To reproduce this issue, I created following example code. An rdd of 10000 int-objects is mapped to an String of 2mb lengths (probaby 4mb assuming 16bit per char). 10.000 times 2mb is about 20gb of data. Operation show() sorting and show() again works as expected. Logs indicate spark is storing to disk. But when writing result to csv file, hadoop file or just calling toJavaRDD() the applications ends with out-of-memory: java heap space Seems spark is holding data in memory only.
// create spark session
SparkSession spark = SparkSession.builder()
.appName("example1")
.master("local[2]")
.config("spark.driver.maxResultSize","0")
.getOrCreate();
JavaSparkContext sc = JavaSparkContext.fromSparkContext(spark.sparkContext());
// base to generate huge data
List<Integer> list = new ArrayList<>();
for (int val = 1; val < 10000; val++) {
int valueOf = Integer.valueOf(val);
list.add(valueOf);
}
// create simple rdd of int
JavaRDD<Integer> rdd = sc.parallelize(list,200);
// use map to create large object per row
JavaRDD<Row> rowRDD =
rdd.map(value -> RowFactory.create(String.valueOf(value), createLongText(UUID.randomUUID().toString(), 2 * 1024 * 1024)))
;
StructType type = new StructType();
type = type
.add("c1", DataTypes.StringType)
.add( "c2", DataTypes.StringType );
Dataset<Row> df = spark.createDataFrame(rowRDD, type);
// works
df.show();
df = df.sort( col("c2").asc() );
// takes a lot of time but works
df.show();
// OutOfMemoryError: java heap space
df.write().csv("d:/temp/my.csv");
// OutOfMemoryError: java heap space
df
.toJavaRDD()
.mapToPair(row -> new Tuple2(new Text(row.getString(0)), new Text( row.getString(1))))
.saveAsHadoopFile("d:\\temp\\foo", Text.class, Text.class, SequenceFileOutputFormat.class );
Opertion createLongText() creates a long string.
private static String createLongText( String text, int minLength ) {
String longText = text;
while( longText.length() < minLength ) {
longText = longText + longText;
}
return longText;
}
JVM runs with 4GB of heap (-Xms4g -Xmx4g) in Java 1.8u171 with default GC (GC1) and optional with -XX:+UseParallelGC in local mode.
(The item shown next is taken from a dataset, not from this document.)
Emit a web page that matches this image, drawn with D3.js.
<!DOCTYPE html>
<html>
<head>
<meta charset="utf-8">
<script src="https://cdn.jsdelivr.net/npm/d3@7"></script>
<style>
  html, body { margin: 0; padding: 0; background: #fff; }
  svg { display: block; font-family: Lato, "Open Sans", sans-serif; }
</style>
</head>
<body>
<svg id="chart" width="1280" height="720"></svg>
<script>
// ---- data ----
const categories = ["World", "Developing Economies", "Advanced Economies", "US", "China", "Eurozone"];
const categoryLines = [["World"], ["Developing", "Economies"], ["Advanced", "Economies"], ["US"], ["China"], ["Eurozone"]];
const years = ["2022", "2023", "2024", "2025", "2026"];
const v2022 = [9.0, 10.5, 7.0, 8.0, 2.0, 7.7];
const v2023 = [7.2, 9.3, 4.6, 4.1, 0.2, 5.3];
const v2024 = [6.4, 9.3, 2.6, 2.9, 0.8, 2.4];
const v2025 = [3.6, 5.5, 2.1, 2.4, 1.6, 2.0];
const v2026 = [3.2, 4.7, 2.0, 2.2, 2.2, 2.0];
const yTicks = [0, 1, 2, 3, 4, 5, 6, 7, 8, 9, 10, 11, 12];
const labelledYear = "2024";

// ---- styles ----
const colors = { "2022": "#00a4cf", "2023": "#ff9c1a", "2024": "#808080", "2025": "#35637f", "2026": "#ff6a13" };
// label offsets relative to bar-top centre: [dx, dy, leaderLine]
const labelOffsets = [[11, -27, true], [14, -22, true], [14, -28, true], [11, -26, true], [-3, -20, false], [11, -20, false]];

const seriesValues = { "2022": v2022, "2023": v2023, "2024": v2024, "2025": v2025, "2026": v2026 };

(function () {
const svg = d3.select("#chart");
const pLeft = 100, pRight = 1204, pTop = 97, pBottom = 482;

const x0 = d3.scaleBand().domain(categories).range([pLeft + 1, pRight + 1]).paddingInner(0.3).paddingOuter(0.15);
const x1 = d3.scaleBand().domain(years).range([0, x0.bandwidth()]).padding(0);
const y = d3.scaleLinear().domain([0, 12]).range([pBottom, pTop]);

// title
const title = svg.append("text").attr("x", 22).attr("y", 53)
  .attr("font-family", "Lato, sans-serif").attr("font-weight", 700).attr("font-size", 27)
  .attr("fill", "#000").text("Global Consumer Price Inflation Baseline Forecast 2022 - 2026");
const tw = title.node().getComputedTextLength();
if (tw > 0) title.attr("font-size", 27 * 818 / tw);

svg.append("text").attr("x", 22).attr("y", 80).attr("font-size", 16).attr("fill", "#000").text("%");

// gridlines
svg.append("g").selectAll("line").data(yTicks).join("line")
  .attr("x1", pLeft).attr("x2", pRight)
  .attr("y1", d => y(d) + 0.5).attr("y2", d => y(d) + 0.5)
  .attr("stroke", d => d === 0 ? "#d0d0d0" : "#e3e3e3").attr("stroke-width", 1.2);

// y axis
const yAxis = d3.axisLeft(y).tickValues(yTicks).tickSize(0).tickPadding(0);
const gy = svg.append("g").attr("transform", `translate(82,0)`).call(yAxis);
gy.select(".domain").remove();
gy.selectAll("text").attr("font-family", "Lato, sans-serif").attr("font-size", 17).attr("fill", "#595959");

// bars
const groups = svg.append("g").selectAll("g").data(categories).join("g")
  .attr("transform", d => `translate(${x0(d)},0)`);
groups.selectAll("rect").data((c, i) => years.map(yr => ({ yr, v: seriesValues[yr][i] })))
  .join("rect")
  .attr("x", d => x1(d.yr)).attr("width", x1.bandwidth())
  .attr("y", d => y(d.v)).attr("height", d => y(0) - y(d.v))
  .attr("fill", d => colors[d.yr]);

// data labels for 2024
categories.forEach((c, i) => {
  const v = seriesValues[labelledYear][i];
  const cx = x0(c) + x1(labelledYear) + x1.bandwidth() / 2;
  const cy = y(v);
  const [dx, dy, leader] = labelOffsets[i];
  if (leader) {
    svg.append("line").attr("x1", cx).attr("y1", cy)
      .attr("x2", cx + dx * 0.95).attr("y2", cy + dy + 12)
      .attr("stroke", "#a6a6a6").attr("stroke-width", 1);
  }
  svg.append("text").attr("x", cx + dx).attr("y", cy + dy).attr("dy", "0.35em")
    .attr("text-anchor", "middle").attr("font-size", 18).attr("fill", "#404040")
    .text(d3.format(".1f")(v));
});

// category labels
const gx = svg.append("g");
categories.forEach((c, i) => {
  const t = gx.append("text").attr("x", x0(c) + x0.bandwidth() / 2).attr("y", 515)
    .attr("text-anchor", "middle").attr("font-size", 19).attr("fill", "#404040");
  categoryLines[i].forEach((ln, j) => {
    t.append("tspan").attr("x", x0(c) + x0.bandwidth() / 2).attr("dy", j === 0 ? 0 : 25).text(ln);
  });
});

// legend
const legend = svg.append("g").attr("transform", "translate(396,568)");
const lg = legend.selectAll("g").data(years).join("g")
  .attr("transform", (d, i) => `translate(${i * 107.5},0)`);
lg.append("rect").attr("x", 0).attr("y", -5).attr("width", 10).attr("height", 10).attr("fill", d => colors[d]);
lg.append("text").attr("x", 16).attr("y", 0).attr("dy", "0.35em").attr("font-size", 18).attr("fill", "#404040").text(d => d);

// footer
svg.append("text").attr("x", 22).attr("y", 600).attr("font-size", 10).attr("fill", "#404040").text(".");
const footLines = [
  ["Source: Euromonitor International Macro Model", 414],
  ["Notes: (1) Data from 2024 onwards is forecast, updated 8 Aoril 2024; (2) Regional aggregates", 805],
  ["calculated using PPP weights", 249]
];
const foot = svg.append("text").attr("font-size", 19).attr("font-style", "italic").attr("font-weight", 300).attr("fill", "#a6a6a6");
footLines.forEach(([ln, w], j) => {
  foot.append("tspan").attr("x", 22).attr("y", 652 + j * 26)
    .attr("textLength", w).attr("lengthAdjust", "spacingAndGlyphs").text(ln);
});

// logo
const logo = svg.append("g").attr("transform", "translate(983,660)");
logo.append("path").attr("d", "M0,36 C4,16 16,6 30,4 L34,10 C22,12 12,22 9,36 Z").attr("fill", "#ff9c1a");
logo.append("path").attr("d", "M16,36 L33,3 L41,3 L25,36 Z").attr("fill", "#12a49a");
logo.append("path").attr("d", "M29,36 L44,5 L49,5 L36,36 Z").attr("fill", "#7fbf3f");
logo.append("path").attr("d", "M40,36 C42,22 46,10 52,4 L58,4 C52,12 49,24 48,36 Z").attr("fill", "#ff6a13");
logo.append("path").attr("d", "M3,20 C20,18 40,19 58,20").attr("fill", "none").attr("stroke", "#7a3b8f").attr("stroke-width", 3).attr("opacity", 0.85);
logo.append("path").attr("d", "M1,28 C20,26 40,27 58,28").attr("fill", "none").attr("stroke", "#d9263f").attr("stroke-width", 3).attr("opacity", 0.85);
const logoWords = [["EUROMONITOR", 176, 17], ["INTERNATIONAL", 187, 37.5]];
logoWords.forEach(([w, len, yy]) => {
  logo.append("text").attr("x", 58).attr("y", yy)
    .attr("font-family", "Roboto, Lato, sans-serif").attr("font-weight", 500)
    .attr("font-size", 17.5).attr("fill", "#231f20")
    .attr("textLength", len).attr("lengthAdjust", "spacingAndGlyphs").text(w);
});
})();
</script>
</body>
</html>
Heap size increases towards upper limit and gc activity raises. In most cases oom crashed the driver, in some cases high gc-activity causes timeouts to driver. It is the first time that spark.driver.maxResultSize was set to 0 (unlimited). When working with smaller objects (nearly same amount of data with more objects of less data) any worked pretty. Seems any conversion from dataFrame to rdd binds many memory resources and forces all results send back to the driver. I created an heap dump just before crashing and see an large scala array of array. Inner array contains about 32mb (partition size!?) and sum of inner array is about number of partitions (115)
8/07/26 21:58:31 INFO MemoryStore: Block taskresult_144 stored as bytes in memory (estimated size 47.7 MB, free 86.3 MB)
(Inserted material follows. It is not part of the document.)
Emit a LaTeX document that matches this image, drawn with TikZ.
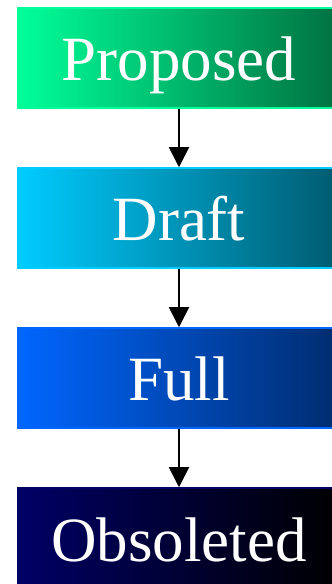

18/07/26 21:58:31 INFO BlockManagerInfo: Added taskresult_144 in memory on blackhawk:61185 (size: 47.7 MB, free: 86.4 MB)
18/07/26 21:58:31 INFO Executor: Finished task 143.0 in stage 1.0 (TID 144). 50033768 bytes result sent via BlockManager)
18/07/26 21:58:31 INFO TaskSetManager: Starting task 145.0 in stage 1.0 (TID 146, localhost, executor driver, partition 145, PROCESS_LOCAL, 8355 bytes)
18/07/26 21:58:31 INFO Executor: Running task 145.0 in stage 1.0 (TID 146)
18/07/26 21:58:35 INFO TaskSetManager: Finished task 104.0 in stage 1.0 (TID 105) in 36333 ms on localhost (executor driver) (105/200)
18/07/26 21:58:35 ERROR Executor: Exception in task 144.0 in stage 1.0 (TID 145)
java.lang.OutOfMemoryError: Java heap space
at java.util.Arrays.copyOf(Arrays.java:3236)
at java.lang.StringCoding.safeTrim(StringCoding.java:79)
at java.lang.StringCoding.encode(StringCoding.java:365)
at java.lang.String.getBytes(String.java:941)
at org.apache.spark.unsafe.types.UTF8String.fromString(UTF8String.java:141)
at org.apache.spark.sql.catalyst.expressions.GeneratedClass$SpecificUnsafeProjection.StaticInvoke_1$(Unknown Source)
at org.apache.spark.sql.catalyst.expressions.GeneratedClass$SpecificUnsafeProjection.apply(Unknown Source)
at org.apache.spark.sql.catalyst.encoders.ExpressionEncoder.toRow(ExpressionEncoder.scala:288)
at org.apache.spark.sql.SparkSession$$anonfun$4.apply(SparkSession.scala:592)
at org.apache.spark.sql.SparkSession$$anonfun$4.apply(SparkSession.scala:592)
Any idea what is wrong here? Or is it a bug in spark 2.3.1?